-- Begin Dataset entries --
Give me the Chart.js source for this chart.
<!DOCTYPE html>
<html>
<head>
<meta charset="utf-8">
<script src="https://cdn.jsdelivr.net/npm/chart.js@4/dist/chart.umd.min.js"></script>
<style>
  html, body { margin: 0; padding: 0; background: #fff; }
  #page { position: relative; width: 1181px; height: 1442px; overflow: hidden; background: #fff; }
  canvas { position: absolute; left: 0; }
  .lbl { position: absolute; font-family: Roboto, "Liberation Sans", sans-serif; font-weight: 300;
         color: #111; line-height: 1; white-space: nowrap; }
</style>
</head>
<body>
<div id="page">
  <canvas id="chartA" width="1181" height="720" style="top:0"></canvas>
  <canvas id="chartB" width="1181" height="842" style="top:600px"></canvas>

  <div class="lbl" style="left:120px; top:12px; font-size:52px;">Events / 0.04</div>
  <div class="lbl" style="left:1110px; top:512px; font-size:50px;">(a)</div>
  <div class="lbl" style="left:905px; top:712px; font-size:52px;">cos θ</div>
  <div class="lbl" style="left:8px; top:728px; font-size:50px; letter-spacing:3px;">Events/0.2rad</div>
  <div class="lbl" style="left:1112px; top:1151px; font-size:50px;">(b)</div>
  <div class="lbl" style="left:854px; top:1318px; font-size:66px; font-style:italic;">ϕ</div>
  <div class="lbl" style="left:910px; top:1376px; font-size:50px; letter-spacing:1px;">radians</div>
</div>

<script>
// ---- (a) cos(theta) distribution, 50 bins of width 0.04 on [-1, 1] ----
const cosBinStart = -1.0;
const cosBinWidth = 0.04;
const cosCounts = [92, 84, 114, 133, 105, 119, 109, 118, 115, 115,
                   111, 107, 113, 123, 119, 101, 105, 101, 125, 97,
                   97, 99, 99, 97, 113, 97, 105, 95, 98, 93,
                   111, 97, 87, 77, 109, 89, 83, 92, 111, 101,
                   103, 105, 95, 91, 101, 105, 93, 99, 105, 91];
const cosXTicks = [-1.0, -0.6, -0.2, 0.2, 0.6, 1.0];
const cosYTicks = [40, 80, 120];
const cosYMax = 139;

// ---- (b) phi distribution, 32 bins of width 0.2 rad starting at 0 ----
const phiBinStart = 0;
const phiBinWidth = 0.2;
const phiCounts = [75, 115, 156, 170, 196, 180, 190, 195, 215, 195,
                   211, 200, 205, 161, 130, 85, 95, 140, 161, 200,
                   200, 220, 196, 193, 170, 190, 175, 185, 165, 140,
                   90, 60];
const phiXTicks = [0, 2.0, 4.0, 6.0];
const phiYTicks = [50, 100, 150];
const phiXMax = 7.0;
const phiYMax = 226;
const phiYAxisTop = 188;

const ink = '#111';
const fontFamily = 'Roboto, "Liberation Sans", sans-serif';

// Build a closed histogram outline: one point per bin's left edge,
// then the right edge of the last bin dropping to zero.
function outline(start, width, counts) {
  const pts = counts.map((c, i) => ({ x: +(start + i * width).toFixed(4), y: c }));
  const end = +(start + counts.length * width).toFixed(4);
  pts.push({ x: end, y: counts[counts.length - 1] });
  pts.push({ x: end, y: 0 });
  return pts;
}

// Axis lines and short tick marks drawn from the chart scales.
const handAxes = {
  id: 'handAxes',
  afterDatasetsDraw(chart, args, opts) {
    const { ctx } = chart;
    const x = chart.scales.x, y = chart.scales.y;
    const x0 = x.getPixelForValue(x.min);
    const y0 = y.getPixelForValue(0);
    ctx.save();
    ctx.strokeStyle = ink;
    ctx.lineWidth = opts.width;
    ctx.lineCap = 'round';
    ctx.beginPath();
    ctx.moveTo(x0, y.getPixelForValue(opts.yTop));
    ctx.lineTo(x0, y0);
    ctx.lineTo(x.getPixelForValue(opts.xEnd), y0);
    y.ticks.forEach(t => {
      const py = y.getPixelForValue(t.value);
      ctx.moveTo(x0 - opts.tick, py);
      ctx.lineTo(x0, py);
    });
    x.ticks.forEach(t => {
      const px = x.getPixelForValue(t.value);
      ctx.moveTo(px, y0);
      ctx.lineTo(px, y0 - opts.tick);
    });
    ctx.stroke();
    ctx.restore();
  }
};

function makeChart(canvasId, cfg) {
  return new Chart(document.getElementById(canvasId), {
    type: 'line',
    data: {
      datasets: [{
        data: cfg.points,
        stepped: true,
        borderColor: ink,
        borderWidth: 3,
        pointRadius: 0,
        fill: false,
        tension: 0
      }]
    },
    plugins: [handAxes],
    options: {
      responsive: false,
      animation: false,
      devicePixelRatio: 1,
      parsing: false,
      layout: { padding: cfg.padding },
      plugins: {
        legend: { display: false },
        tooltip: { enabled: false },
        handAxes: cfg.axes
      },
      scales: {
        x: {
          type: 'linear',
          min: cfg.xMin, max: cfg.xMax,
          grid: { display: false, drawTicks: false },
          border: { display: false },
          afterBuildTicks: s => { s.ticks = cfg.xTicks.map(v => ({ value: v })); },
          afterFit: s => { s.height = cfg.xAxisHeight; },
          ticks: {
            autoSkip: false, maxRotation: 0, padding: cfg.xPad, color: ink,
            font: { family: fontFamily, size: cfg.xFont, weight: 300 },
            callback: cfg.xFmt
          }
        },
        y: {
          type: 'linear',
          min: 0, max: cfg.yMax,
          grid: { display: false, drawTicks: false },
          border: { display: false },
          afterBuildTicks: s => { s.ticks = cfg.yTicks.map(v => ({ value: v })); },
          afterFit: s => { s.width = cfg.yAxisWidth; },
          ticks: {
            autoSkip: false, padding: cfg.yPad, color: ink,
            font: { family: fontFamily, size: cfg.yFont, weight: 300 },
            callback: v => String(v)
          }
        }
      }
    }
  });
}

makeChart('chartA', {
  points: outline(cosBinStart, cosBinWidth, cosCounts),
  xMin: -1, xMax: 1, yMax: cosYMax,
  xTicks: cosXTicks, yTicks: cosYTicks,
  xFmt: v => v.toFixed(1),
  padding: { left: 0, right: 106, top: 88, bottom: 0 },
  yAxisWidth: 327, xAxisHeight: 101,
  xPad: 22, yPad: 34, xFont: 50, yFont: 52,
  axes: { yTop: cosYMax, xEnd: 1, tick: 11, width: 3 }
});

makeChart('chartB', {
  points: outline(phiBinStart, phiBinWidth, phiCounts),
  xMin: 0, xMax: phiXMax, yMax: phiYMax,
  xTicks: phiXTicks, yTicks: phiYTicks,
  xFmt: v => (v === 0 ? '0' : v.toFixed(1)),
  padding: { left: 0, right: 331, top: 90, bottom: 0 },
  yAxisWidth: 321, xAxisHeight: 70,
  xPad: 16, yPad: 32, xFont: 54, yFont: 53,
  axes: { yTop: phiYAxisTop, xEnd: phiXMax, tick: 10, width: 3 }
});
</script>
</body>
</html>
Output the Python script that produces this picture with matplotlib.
-- End Dataset entries --
Looking at the records above, tally the lines holding "this" and reply with that number only.

Correct answer
2